Hello,
I’m currently working on importing a large number of lead records into Adobe Experience Platform (AEP). Our current AEP already holds 30 million profiles, and I need to import an additional 10 million leads. These new records are not all new; some will likely merge with the existing profiles, while others will create new profiles.
Here’s my current plan:
Pre-Processing:
- Ensure Data Format: Make sure all data fields match the AEP schema. For example, validate email addresses, phone numbers, etc.
- Normalize Data Fields: Consistently format each data field. For example, standardize phone numbers to a single format like "+1-555-555-5555".
Ingestion Plan:
- Split Files: Break the dataset into smaller files of around 5MB each.
- Batch Ingestion API: Start with 5 parallel requests and adjust based on performance.
I expect AEP to handle the following after ingestion:
- Remove any clear fake or invalid leads.
- Normalize the data to align with existing profiles.
- Stitch related information into unique profiles (Identity resolution).
- Merge profiles as detected during the import process.
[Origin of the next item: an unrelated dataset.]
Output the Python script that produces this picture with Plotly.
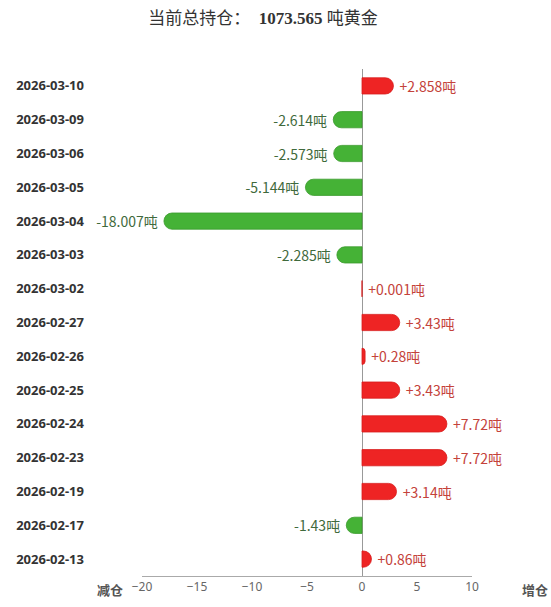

- Provide both summarized and detailed reports of the process.
- For each:
- New profile
- Update to an existing profile
- Merge of 2 or more profiles
I want AEP to fire a webhook (I/O Event) that will be added to a Queue (that will be consumed by Salesforce as fast as Salesforce can process this events)
I’m looking for tips, ideas, and validation of this strategy. Does my approach make sense, or are there better practices I should consider?
Thanks in advance!